While we sat, I thought of the kids playing with the wooden car. It seemed so natural that boys would be tinkering with scraps, building all the possibilities of their imagination. They fled everything they knew and had to build their cars on strange soil covered in a foreign dust. Despite the violence in the camp (there was gunfire four nights in a row while I was there; one young man was killed due to a feud with a local tribe over livestock) and the chronic deprivations and stresses of refugee life, they still built toys, still dreamed up games, and still played. I considered that at the time, and still do, a triumph of life even more remarkable than those few trees that survive in this desert.

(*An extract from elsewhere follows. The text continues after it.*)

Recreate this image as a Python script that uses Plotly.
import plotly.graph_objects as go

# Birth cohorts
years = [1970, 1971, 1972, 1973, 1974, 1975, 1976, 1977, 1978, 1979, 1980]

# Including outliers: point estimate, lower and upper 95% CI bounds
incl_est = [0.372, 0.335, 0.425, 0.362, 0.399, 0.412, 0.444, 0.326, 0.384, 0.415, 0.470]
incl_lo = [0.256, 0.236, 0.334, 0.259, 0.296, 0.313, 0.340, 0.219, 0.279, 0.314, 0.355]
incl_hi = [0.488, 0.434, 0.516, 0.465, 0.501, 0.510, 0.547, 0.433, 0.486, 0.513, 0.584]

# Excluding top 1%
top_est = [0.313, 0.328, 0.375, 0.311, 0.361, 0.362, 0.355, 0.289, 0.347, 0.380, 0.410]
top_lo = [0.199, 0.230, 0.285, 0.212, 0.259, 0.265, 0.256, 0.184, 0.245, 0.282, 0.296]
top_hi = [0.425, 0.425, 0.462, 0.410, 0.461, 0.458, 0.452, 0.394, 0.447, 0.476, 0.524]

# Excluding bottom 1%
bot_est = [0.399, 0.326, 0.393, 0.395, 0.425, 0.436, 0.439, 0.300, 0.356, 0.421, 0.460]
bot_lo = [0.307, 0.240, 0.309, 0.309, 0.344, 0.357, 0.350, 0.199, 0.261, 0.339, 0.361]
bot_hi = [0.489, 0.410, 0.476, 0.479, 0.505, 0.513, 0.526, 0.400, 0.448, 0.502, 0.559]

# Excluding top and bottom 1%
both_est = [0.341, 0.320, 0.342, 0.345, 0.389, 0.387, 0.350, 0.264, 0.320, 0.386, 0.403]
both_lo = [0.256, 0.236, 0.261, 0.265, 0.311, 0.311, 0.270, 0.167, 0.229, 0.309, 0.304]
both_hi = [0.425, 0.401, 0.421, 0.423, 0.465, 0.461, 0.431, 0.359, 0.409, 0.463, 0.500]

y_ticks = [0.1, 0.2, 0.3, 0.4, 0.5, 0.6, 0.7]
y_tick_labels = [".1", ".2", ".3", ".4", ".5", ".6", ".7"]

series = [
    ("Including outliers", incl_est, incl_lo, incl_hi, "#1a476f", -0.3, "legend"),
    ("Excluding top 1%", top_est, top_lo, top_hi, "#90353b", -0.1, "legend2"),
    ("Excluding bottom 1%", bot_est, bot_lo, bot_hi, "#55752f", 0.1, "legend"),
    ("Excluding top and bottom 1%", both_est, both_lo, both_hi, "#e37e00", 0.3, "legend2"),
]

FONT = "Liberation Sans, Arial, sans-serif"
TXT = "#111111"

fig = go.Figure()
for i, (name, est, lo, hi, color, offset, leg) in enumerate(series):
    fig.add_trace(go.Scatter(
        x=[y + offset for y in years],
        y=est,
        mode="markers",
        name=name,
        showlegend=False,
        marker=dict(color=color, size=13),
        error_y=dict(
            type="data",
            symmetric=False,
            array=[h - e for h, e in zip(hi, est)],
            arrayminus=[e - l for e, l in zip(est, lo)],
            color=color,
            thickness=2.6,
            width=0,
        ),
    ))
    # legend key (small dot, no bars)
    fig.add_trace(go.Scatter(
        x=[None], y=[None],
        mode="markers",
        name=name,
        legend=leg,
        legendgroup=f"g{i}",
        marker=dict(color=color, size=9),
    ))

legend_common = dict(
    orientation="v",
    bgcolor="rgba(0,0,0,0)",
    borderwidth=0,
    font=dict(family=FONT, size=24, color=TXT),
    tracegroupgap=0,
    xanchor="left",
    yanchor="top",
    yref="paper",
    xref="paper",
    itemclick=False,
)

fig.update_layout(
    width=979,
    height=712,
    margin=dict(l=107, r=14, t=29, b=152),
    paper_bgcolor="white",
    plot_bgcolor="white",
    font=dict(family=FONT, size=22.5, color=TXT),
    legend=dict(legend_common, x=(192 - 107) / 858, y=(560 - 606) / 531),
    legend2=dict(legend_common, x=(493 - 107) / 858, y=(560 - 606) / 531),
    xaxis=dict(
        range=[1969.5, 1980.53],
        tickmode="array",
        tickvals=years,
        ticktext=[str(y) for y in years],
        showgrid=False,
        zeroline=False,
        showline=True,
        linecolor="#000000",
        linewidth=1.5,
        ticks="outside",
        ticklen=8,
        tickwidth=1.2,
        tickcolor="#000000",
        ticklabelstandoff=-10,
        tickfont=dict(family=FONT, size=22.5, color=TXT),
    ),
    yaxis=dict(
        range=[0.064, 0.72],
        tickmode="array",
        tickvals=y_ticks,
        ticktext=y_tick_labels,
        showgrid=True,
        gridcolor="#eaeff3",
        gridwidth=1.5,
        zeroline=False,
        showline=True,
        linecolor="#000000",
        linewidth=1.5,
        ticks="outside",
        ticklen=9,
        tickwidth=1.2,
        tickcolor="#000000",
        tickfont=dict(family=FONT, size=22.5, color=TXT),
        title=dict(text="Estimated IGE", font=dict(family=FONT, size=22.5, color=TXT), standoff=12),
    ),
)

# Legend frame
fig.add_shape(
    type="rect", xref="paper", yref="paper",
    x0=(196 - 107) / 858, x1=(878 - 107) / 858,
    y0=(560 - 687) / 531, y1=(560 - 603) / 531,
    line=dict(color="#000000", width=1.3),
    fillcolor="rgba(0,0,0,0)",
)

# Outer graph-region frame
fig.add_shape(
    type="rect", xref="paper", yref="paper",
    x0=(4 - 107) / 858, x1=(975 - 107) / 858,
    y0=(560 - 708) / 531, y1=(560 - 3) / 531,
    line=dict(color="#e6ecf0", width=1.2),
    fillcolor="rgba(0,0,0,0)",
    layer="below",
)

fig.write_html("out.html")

There is no easy life in a refugee camp. The total dependence on outside assistance for materials to build a home, food to eat, supplies to do anything at all, affects every member of the displaced society. There is psychological stress beyond what they survived in getting to the relative safety of the camp. Freedom of movement is limited due to legal constraints and safety issues; there are few activities and little work if you can’t get a job with the United Nations or one of the non-governmental organizations (NGOs), so men become listless and bored, sometimes depressed. I had been told by many women about their husbands who were productive and gentle men before arriving in the refugee camp but after time with nothing to do, these women would complain, their husbands became abusive toward them, towards their children. In many cultures, beating wives and children in order to discipline them is the norm, though there are socially accepted rules about what is appropriate and what is not. In southern Sudanese culture, you cannot beat a child with a stick any wider than a thumb, and then only on the thighs and buttocks. And if you beat your wife without good reason—whatever that might be—her family can protest and initiate a divorce, though this is rare.

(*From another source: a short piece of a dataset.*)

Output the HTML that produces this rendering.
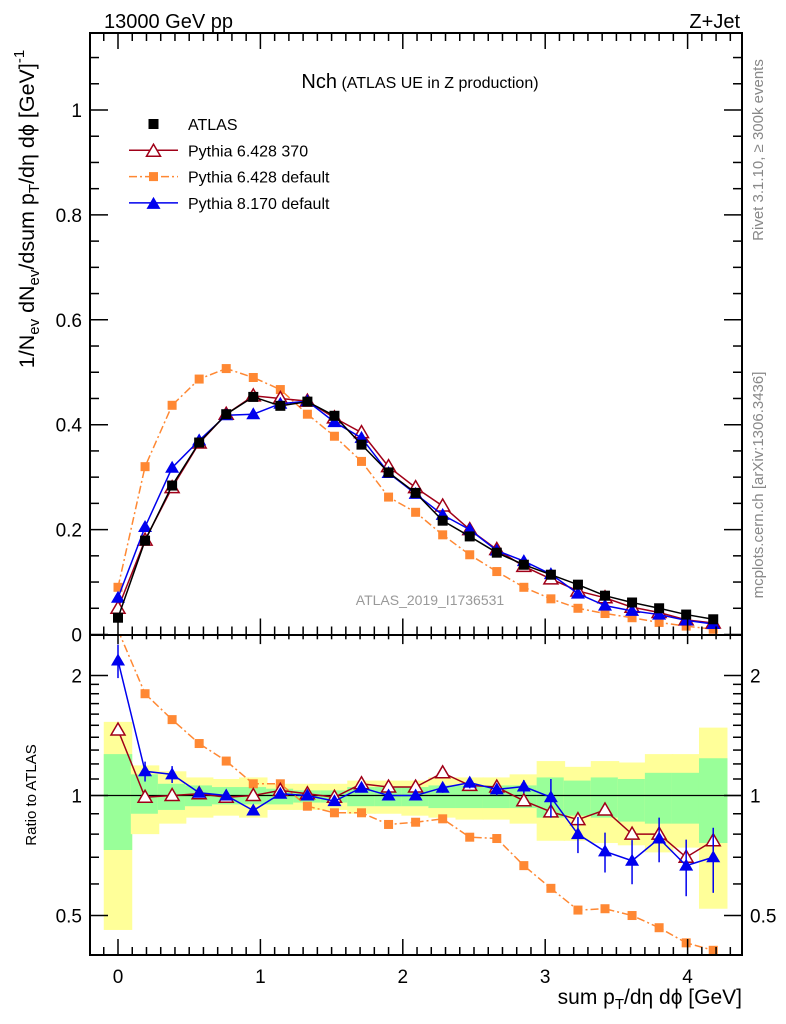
<!DOCTYPE html>
<html><head><meta charset="utf-8"><style>
html,body{margin:0;padding:0;background:#fff;}
svg{display:block;font-family:"Liberation Sans",sans-serif;}
</style></head><body>
<svg id="c" width="786" height="1024" viewBox="0 0 786 1024" xmlns="http://www.w3.org/2000/svg">
<defs>
<clipPath id="clipMain"><rect x="90" y="33" width="652" height="602"/></clipPath>
<clipPath id="clipRatio"><rect x="90" y="635" width="652" height="320"/></clipPath>
</defs>
<g id="bands" clip-path="url(#clipRatio)"></g>
<g id="marks"></g>
<g id="axes"></g>
<text x="104" y="28" font-size="20">13000 GeV pp</text>
<text x="740" y="28" font-size="20" text-anchor="end">Z+Jet</text>
<text x="420" y="88" text-anchor="middle"><tspan font-size="20">Nch</tspan><tspan font-size="16"> (ATLAS UE in Z production)</tspan></text>
<text x="430" y="605" font-size="14" fill="#999" text-anchor="middle">ATLAS_2019_I1736531</text>
<text transform="translate(763,150) rotate(-90)" font-size="15" fill="#888" text-anchor="middle">Rivet 3.1.10, ≥ 300k events</text>
<text transform="translate(763,485) rotate(-90)" font-size="15" fill="#888" text-anchor="middle">mcplots.cern.ch [arXiv:1306.3436]</text>
<text transform="translate(34,209) rotate(-90)" font-size="21.5" text-anchor="middle">1/N<tspan font-size="15" dy="5">ev</tspan><tspan dy="-5"> dN</tspan><tspan font-size="15" dy="5">ev</tspan><tspan dy="-5">/dsum p</tspan><tspan font-size="15" dy="5">T</tspan><tspan dy="-5">/dη dϕ  [GeV]</tspan><tspan font-size="15" dy="-10">-1</tspan></text>
<text transform="translate(36,795) rotate(-90)" font-size="15" text-anchor="middle">Ratio to ATLAS</text>
<text x="742" y="1004" font-size="21" text-anchor="end">sum p<tspan font-size="15" dy="5">T</tspan><tspan dy="-5">/dη dϕ [GeV]</tspan></text>
<g id="legend"></g>
</svg>
<script>
const xs=[0,0.19,0.38,0.57,0.76,0.95,1.14,1.33,1.52,1.71,1.9,2.09,2.28,2.47,2.66,2.85,3.04,3.23,3.42,3.61,3.8,3.99,4.18];
const atlas=[0.032,0.179,0.284,0.366,0.42,0.453,0.436,0.444,0.417,0.362,0.309,0.27,0.217,0.187,0.156,0.133,0.114,0.095,0.074,0.061,0.05,0.038,0.029];
const py370=[0.05,0.18,0.28,0.365,0.42,0.455,0.45,0.445,0.413,0.385,0.32,0.28,0.245,0.2,0.162,0.13,0.106,0.083,0.07,0.052,0.042,0.028,0.022];
const pydef=[0.09,0.32,0.437,0.487,0.507,0.49,0.467,0.42,0.378,0.33,0.262,0.233,0.19,0.152,0.12,0.09,0.068,0.05,0.04,0.032,0.023,0.016,0.01];
const py8=[0.07,0.205,0.318,0.37,0.418,0.42,0.44,0.445,0.405,0.375,0.308,0.268,0.228,0.2,0.16,0.14,0.115,0.078,0.055,0.045,0.038,0.027,0.02];
const r370=[1.46,0.99,1.0,1.01,0.99,1.0,1.03,1.01,0.99,1.07,1.05,1.05,1.14,1.06,1.05,0.97,0.91,0.87,0.92,0.80,0.80,0.70,0.77];
const rdef=[2.6,1.80,1.55,1.35,1.22,1.07,1.07,0.94,0.905,0.905,0.846,0.857,0.874,0.786,0.78,0.667,0.585,0.516,0.52,0.50,0.466,0.427,0.409];
const r8=[2.18,1.15,1.13,1.016,1.0,0.917,1.01,1.0,0.968,1.046,1.0,1.0,1.046,1.077,1.036,1.053,0.99,0.80,0.724,0.686,0.78,0.667,0.70];
const r8err=[0.21,0.066,0.055,0.025,0.02,0.02,0.02,0.02,0.02,0.025,0.025,0.025,0.03,0.035,0.035,0.04,0.11,0.083,0.083,0.087,0.10,0.108,0.13];
const yHi=[1.53,1.19,1.15,1.11,1.10,1.11,1.07,1.07,1.07,1.09,1.09,1.09,1.11,1.11,1.11,1.13,1.22,1.18,1.22,1.21,1.27,1.27,1.48];
const yLo=[0.46,0.80,0.85,0.88,0.89,0.88,0.92,0.92,0.92,0.90,0.90,0.89,0.88,0.87,0.87,0.85,0.77,0.77,0.76,0.75,0.72,0.74,0.52];
const gHi=[1.27,1.13,1.07,1.06,1.05,1.05,1.04,1.03,1.03,1.05,1.05,1.05,1.06,1.06,1.06,1.06,1.11,1.09,1.11,1.10,1.14,1.14,1.24];
const gLo=[0.73,0.90,0.92,0.94,0.95,0.95,0.95,0.96,0.96,0.94,0.94,0.94,0.93,0.93,0.93,0.93,0.88,0.89,0.88,0.86,0.85,0.85,0.76];
const xTicks=[0,1,2,3,4];
const yTicks=[0,0.2,0.4,0.6,0.8,1];
const yTickLabels=["0","0.2","0.4","0.6","0.8","1"];
const rTicks=[0.5,1,2];
const rTickLabels=["0.5","1","2"];

const NS="http://www.w3.org/2000/svg";
const X=v=>118+v*142.4;
const Y=v=>634.5-v*524.5;
const R=r=>795.5-398.7*Math.log10(r);
function mk(tag,attrs,parent){const e=document.createElementNS(NS,tag);for(const k in attrs)e.setAttribute(k,attrs[k]);parent.appendChild(e);return e;}
const bands=document.getElementById('bands'),marks=document.getElementById('marks'),axes=document.getElementById('axes'),leg=document.getElementById('legend');
const hw=0.1;
xs.forEach((x,i)=>{
  const a=mk('rect',{x:X(x-hw),y:R(yHi[i]),width:X(x+hw)-X(x-hw),height:R(yLo[i])-R(yHi[i]),fill:'#ffff99'},bands);
  
  
  const g=mk('rect',{x:X(x-hw),y:R(gHi[i]),width:X(x+hw)-X(x-hw),height:R(gLo[i])-R(gHi[i]),fill:'#99ff99'},bands);
  
  
});
const one=mk('line',{x1:90,x2:742,y1:R(1),y2:R(1),stroke:'#000','stroke-width':1.3},bands);



function marker(type,cx,cy,color,parent){
  let e;
  if(type==='sq'){e=mk('rect',{x:cx-5,y:cy-5,width:10,height:10,fill:color},parent);}
  else if(type==='sqs'){e=mk('rect',{x:cx-4.5,y:cy-4.5,width:9,height:9,fill:color},parent);}
  else if(type==='tri'){e=mk('polygon',{points:`${cx},${cy-7} ${cx-7},${cy+5} ${cx+7},${cy+5}`,fill:color},parent);}
  else {e=mk('polygon',{points:`${cx},${cy-7} ${cx-7},${cy+5} ${cx+7},${cy+5}`,fill:'#fff',stroke:color,'stroke-width':1.5},parent);}
  return e;
}
function series(vals,fy,color,type,dash,clip,name,errs){
  const g=mk('g',{'clip-path':clip},marks);
  
  
  const pts=xs.map((x,i)=>X(x)+','+fy(vals[i])).join(' ');
  const pl=mk('polyline',{points:pts,fill:'none',stroke:color,'stroke-width':1.5,'stroke-dasharray':dash||'none'},g);
  
  
  xs.forEach((x,i)=>{
    if(errs){
      const e=mk('line',{x1:X(x),x2:X(x),y1:fy(vals[i]+errs[i]),y2:fy(Math.max(vals[i]-errs[i],0.01)),stroke:color,'stroke-width':1.5},g);
      
      
    }
    const m=marker(type,X(x),fy(vals[i]),color,g);
    
    
  });
}
const py8err=r8err.map((e,i)=>e*atlas[i]*0.5);
series(pydef,Y,'#ff8833','sqs','8,3,2,3','url(#clipMain)','pythia6-default-main');
series(py370,Y,'#a00018','otri',null,'url(#clipMain)','pythia6-370-main');
series(py8,Y,'#0000ee','tri',null,'url(#clipMain)','pythia8-main',py8err);
series(atlas,Y,'#000','sq',null,'url(#clipMain)','atlas-data');
series(rdef,R,'#ff8833','sqs','8,3,2,3','url(#clipRatio)','pythia6-default-ratio');
series(r370,R,'#a00018','otri',null,'url(#clipRatio)','pythia6-370-ratio');
series(r8,R,'#0000ee','tri',null,'url(#clipRatio)','pythia8-ratio',r8err);

[[90,33,652,602,'main-frame'],[90,635,652,320,'ratio-frame']].forEach(f=>{
  const r=mk('rect',{x:f[0],y:f[1],width:f[2],height:f[3],fill:'none',stroke:'#000','stroke-width':2},axes);
  
  
});
function tk(x1,y1,x2,y2){const l=mk('line',{x1,y1,x2,y2,stroke:'#000','stroke-width':1.5},axes);}
for(let k=-1;k<=43;k++){const v=k/10;const x=X(v);if(x<91||x>741)continue;const major=k%10===0;const L=major?16:8;
  tk(x,33,x,33+L);tk(x,634.5-L,x,634.5);tk(x,634.5,x,634.5+L*0.6);tk(x,955-L,x,955);}
xTicks.forEach(v=>{const t=mk('text',{x:X(v),y:983,'font-size':19,'text-anchor':'middle'},axes);t.textContent=String(v);});
for(let k=0;k<=22;k++){const v=k*0.05;const y=Y(v);if(y<34)continue;const major=k%4===0;const L=major?18:9;tk(90,y,90+L,y);tk(742-L,y,742,y);}
yTicks.forEach((v,i)=>{const t=mk('text',{x:82,y:Y(v)+7,'font-size':19,'text-anchor':'end'},axes);t.textContent=yTickLabels[i];});
[0.4,0.5,0.6,0.7,0.8,0.9,1,1.1,1.2,1.3,1.4,1.5,1.6,1.7,1.8,1.9,2].forEach(v=>{const y=R(v);if(y>954||y<636)return;const major=rTicks.includes(v);const L=major?18:9;tk(90,y,90+L,y);tk(742-L,y,742,y);});
rTicks.forEach((v,i)=>{
  const t=mk('text',{x:82,y:R(v)+7,'font-size':19,'text-anchor':'end'},axes);t.textContent=rTickLabels[i];
  const t2=mk('text',{x:750,y:R(v)+7,'font-size':19},axes);t2.textContent=rTickLabels[i];
});
const lg=[['ATLAS','#000','sq',null],['Pythia 6.428 370','#a00018','otri',null],['Pythia 6.428 default','#ff8833','sqs','8,3,2,3'],['Pythia 8.170 default','#0000ee','tri',null]];
lg.forEach((e,i)=>{const y=124+i*26.3;
  const g=mk('g',{},leg);
  
  
  if(i>0)mk('line',{x1:129,x2:178,y1:y,y2:y,stroke:e[1],'stroke-width':1.5,'stroke-dasharray':e[3]||'none'},g);
  marker(e[2],153.5,y+(e[2].indexOf('tri')>=0?1:0),e[1],g);
  const t=mk('text',{x:188,y:y+6,'font-size':16},g);t.textContent=e[0];});
</script>
</body></html>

But with the deprivations of war, these social rules break down. Women, working hard to feed the children, maintain the home, get the water, clean the clothes, and tend the livestock, all with scant resources, can quickly become exhausted, physically incapacitated, and depressed. With the collapse of the adult’s world, the burden to keep society going often falls to adolescents, mostly to the young women and girls. And children who do not have the support structure of their families, orphans and other unaccompanied minors, are the most vulnerable to material shortages, exploitation of labor, forced marriage, sexual exploitation, isolation. These children have to learn how to navigate the risks around them, have to make a variety of choices for their own protection, as adults and NGOs too often fail to meet their needs, to address their concerns.
In Kakuma, the “Lost Girls” represent the extreme of this isolation.
Rebecca Maluok Mayom, a Lost Girl, told me her story, which was repeated with some variations throughout my time in Kakuma by dozens of other girls. Rebecca was sixteen years old and came from a town in the southeast of Sudan near the White Nile. She was tall, her jaw set firmly. She looked very serious and very sad. Her eyes shone all the time, the glassy look of someone who strains herself trying not to see what’s happening to her, because the danger is constant and to look it in the eye at every second would drive a person mad. She is looking through her life, to some place else, some future bliss that is forever out of reach.
She was in Nairobi, where we met, hiding from a man who attacked her in the refugee camp, who wanted to take her with him, who had come after her. She chose the pseudonym, Rebecca Maluok Mayom, herself, “because it is a Christian name,” she said. Her story, the story of her journey, is a common one among the Sudanese in the camp, as well as among the Lost Boys who were resettled. I heard countless variations on it, though Rebecca’s was the first, on my first day in Kenya. I will let her tell it:
“I arrived in Kenya in 1994, when I was a little girl. The Khartoum government attacked my village, killing indiscriminately. They killed my parents, and I fled into the bush with my cousin. We did not know where to go, we only fled and spent several months in the bush with other childre
n. There were caretakers there as well—adults, but there was no food or clothes and many people died, eating berries that made them sick, eating nothing at all. We went to the border of Ethiopia”—she interrupted herself, wanting me to understand clearly—“this is a country neighboring the Sudan. We were received by the United Nations, who gave us food and clothes. But this man, Mengistu, he let the refugees stay in Ethiopia and when he was overthrown, we were chased back to the Sudan.”
Mengistu Haile Mariam was the Marxist dictator ruling Ethiopia from 1977 to 1991, when a coup ousted him from power. He fled to Zimbabwe, where Robert Mugabe allowed him to stay, as a favor between despots. His downfall was the second act for the harrowing journey of the famous Lost Boys, which ended with their resettlement in the United States. The story of these boys has been told countless times: After being chased from Sudan by the armies from the north of the country, the children from the south marched through perilous terrain, under regular bombardment to Ethiopia, where they thought they were safe.
Ethiopia gave them sanctuary in refugee camps from which Mengistu could use the Sudanese People’s Liberation Army (SPLA), the main rebel movement in southern Sudan, to control the local Oromo population, which was not exactly friendly to his regime. When Mengistu fell, the Gambella camp was attacked by the Oromo Liberation Front, and the SPLA leaders in the Itang Camp, twenty-five kilometers away, decided to take the children back to Sudan rather than risk losing control of the aid packages coming to their charges. The caretakers of whom Rebecca spoke, were often SPLA officers benefiting from the food assistance provided for the children and preparing the boys to become soldiers. When they left Ethiopia, the boys’ numbers were estimated between 17,000 and 25,000. Fewer than 11,000 arrived in the Kenyan refugee camp to tell the story of their perils.